Free and acrid expression of the prevailing American contempt for specialized training was voiced by the attacking Senators. Confident that the common man could master any profession in a short period, the American of the sixties could see no justification for a would‑be officer spending long years in a military school, and confident predictions asserted that the successful generals of the war would emrge from the ranks of the civilian officers. "The atmosphere, the fume of the bivouac," declared Horace Greeley, was much more likely to produce military genius than the textbooks of West Point.​33 A contemporary pamphleteer, in an attack on the academy graduates holding army commands, assured his readers: "A country discovers its real heroes in the actual conflict of arms. . . . It is war, earnest and real war, and not parades or reviews, which alone can draw out a nation's spirit and its real men."34

The average civilian experienced more than a contempt for the advantages of a West Point education. He felt that the academy's curriculum definitely handicapped its graduates for the business of being successful generals. The theoretical, textbook presentation of military knowledge produced impractical, cautious officers, whose training reflected itself in the present inaction of the union armies. The academy graduates, said one civilian, were "invariably men of all theory and no execution of results," capable of constructing defensive bases, "but for  p499 active offensive and successful results — never."​35 Another critic exclaimed, "Their caution is educated until it is hardly distinguishable from cowardice."36

Reflecting these popular civilian convictions, the civilian Senators urged the uselessness of West Point as a source of military strength for the nation. "The men who will eminently distinguish themselves in this war," cried Wade, "who will come forward and show themselves capable of commanding great armies in the field, will be men the scope of whose intellect has never been narrowed down to the rules of your military school."​37 John Sherman assigned to the West Pointers the prosaic work for which they were best fitted, "to discipline, to mold, to form lines and squares, to go through the ordinary discipline and routine of a camp," but the battles would be fought and won by civilian officers wombed in the stress of actual war."38

Although the Republican Senators decried the necessity or value of a military education, they did not propose to destroy it altogether. Chandler pointed out that the University of Michigan had established a department of military instruction and recommended that other state schools follow the example. "Let the young men of the several States receive a military education at home," he declared, "and very soon a spirit of emulation will spring up among the different States, and instead of having the number specified in this bill of educated military men, every State will have as many, or more, perhaps, of educated military men, and I will guaranty that they will be well educated as these men are."​39 Wade asserted that with military schools springing up all over the country and tactics being taught in the high schools, the problem of instruction in the art of war was well taken care of,​40 and Sherman advised that the money spent on West Point be distributed among the state colleges to establish departments of military training.41

 p500  The spirited assaults of the radical faction, coupled with the disinclination of many Senators to add to the government's expenses by voting and increased appropriation, caused the defeat of the bill. Senators who had spoken friendly words for the institution joined with its enemies to vote down the measure.​42 The first Radical thrust at West Point had been successful.
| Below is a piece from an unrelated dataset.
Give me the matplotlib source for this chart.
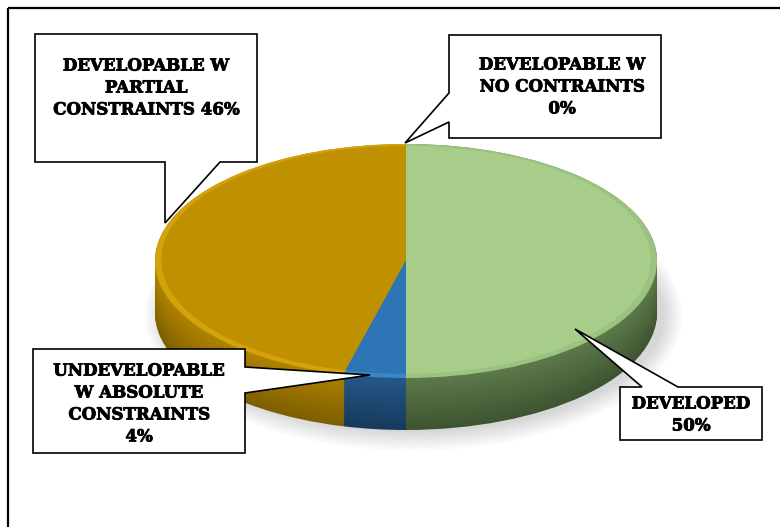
import numpy as np
import matplotlib
matplotlib.use("Agg")
import matplotlib.pyplot as plt
import matplotlib.patheffects as pe
from matplotlib.patches import Polygon, Ellipse, Rectangle
from matplotlib.colors import to_rgb

# datos del grafico
categorias = ["DEVELOPED", "UNDEVELOPABLE\nW ABSOLUTE\nCONSTRAINTS", "DEVELOPABLE W\nPARTIAL\nCONSTRAINTS", "DEVELOPABLE W\nNO CONTRAINTS"]
valores = [50, 4, 46, 0]
etiquetas = ["DEVELOPED\n50%", "UNDEVELOPABLE\nW ABSOLUTE\nCONSTRAINTS\n4%",
             "DEVELOPABLE W\nPARTIAL\nCONSTRAINTS 46%", "DEVELOPABLE W\nNO CONTRAINTS\n0%"]
col_cara = ["#a8cd8b", "#2e75b6", "#bf9000", "#f2c200"]
col_borde = ["#9cc27f", "#3b86c8", "#d4a20a", "#f2c200"]
col_lado_claro = ["#5d7a4b", "#24588a", "#b08400", "#d0a800"]
col_lado_osc = ["#3e5431", "#173a5c", "#7d5e00", "#9c7e00"]

W, H = 780, 527
fig = plt.figure(figsize=(W / 100, H / 100), dpi=100)

# --- pastel pseudo-3D (elipse en ejes estirados) ---
rx, ry, prof = 251, 117, 52
cx, cy = 406, 261
d = prof / ry
ax = fig.add_axes([(cx - rx) / W, 1 - (cy + ry + prof) / H, 2 * rx / W, (2 * ry + prof) / H])
ax.set_zorder(1)

# sombra suave
for k in range(8):
    ax.add_patch(Ellipse((0.03, -d - 0.02), 2.0 + 0.02 * k, 2.0 + 0.045 * k,
                         facecolor="k", alpha=0.02, lw=0, clip_on=False))

capas = np.linspace(d, 0, 40)
for i, off in enumerate(capas):
    f = 1 - i / (len(capas) - 1)
    cols = [tuple(np.array(to_rgb(a)) * (1 - f) + np.array(to_rgb(b)) * f)
            for a, b in zip(col_lado_claro, col_lado_osc)]
    ax.pie(valores, colors=cols, startangle=90, counterclock=False, radius=1,
           center=(0, -off), wedgeprops=dict(linewidth=0), frame=True)
ax.pie(valores, colors=col_borde, startangle=90, counterclock=False, radius=1,
       center=(0, 0), wedgeprops=dict(linewidth=0), frame=True)
ax.pie(valores, colors=col_cara, startangle=90, counterclock=False, radius=0.975,
       center=(0, 0.01), wedgeprops=dict(linewidth=0), frame=True)
ax.set_aspect("auto")
ax.set_xlim(-1, 1)
ax.set_ylim(-1 - d, 1)
ax.axis("off")

# --- capa de anotaciones en pixeles ---
ov = fig.add_axes([0, 0, 1, 1])
ov.set_zorder(2)
ov.patch.set_alpha(0)
ov.set_xlim(0, W)
ov.set_ylim(H, 0)
ov.axis("off")

ov.add_patch(Rectangle((8, 8), W + 20, H + 20, fill=False, ec="black", lw=1.6))

llamadas = [
    [(620, 387), (642, 387), (575, 329), (678, 387), (762, 387), (762, 440), (620, 440)],
    [(33, 349), (245, 349), (245, 367), (370, 375), (245, 393), (245, 453), (33, 453)],
    [(35, 34), (257, 34), (257, 162), (220, 162), (165, 223), (165, 162), (35, 162)],
    [(449, 35), (661, 35), (661, 138), (449, 138), (449, 122), (405, 143), (449, 93)],
]
pos_texto = [(691, 415), (139, 404), (146, 88), (562, 87)]
for poly, (tx, ty), txt in zip(llamadas, pos_texto, etiquetas):
    ov.add_patch(Polygon(poly, closed=True, fc="white", ec="black", lw=1.2, joinstyle="miter"))
    ov.text(tx, ty, txt, ha="center", va="center", fontsize=12, fontweight="bold",
            family="DejaVu Serif", linespacing=1.38,
            path_effects=[pe.withStroke(linewidth=0.6, foreground="black")])

fig.savefig("out.png", dpi=100)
The academy did not face another attack until the following year, although the radical war on McClellan assumed as one of its many phases a denunciation of the general as the incompetent embodiment of a West Point education.​43 McClellan's failure to bag Lee after Antietam and the bloody repulse of Burnside at Fredericksburg again induced a popular questioning of the capabilities of the regular army officers.​44 An influential Republican weekly ascribed the dearth of military competence to the West Point training of the great majority of the generals:

Not that a military education naturally unfits a man for being a great soldier. But war being an art, not a science, a man can no more be made a first-class painter, or a great poet, by professors and textbooks; he must be born with the genius of war in his breast. Very few such men are born in a century, and the chances are rather that they will be found among the millions of the outside people than in the select circle who are educated at West Point.​45

Many radicals voiced the familiar complaint that the failure of the Union armies could be attributed to the southern sympathies of the West Point clique.46

 p501  The second congressional attack upon the academy came in January, 1863, a month that in many respects was the nadir of the radical political cause. Burnside's defeat and consequent inaction created an intense popular despondency and defeatist attitude that threatened to deliver the country into the hands of the peace Democracy.​47 The failure of the December attempt of the Republican Senators to force Lincoln to change the personnel of the Cabinet and army convinced the disappointed radicals that there would be no change for the better in the conduct of the war.​48 Even the issuance of the Emancipation Proclamation could not cheer the despondent radicals who distrusted Lincoln's sincerity and feared the document would be a cipher unless enforced by officers who really believed in its provisions.​49 Too many Democrats and conservatives occupied important civil and military positions to insure the adoption of an effective emancipation program.​50 In a desperate effort to shake Democratic control of the army, the Radicals, led by the congressional Committee on the Conduct of the War, pushed to a successful conclusion the court-martials of Fitz-John Porter and subjected Buell to a hostile "court of investigation," a proceeding characterized by the conservative press as a Reign of Terror.​51 The alarmed Democrats  p502 feared that all conservative officers and friends of McClellan were to be driven from the army.52

The eager radicals, ready to use any pole that promised good fishing in the troubled waters of army politics, utilized a West Point appropriation bill to deliver another assault on the academy and at the same time smear the war records of its graduates. With Senate members announcing that constituents were flooding them with letters demanding the abolition of West Point, that body considered the appropriation measure on January fifteenth.​53 Again the radical faction of the Republican party advocated the defeat of the bill and the destruction of the school. The arguments of the assailants followed much the same pattern as the attack of the preceding year.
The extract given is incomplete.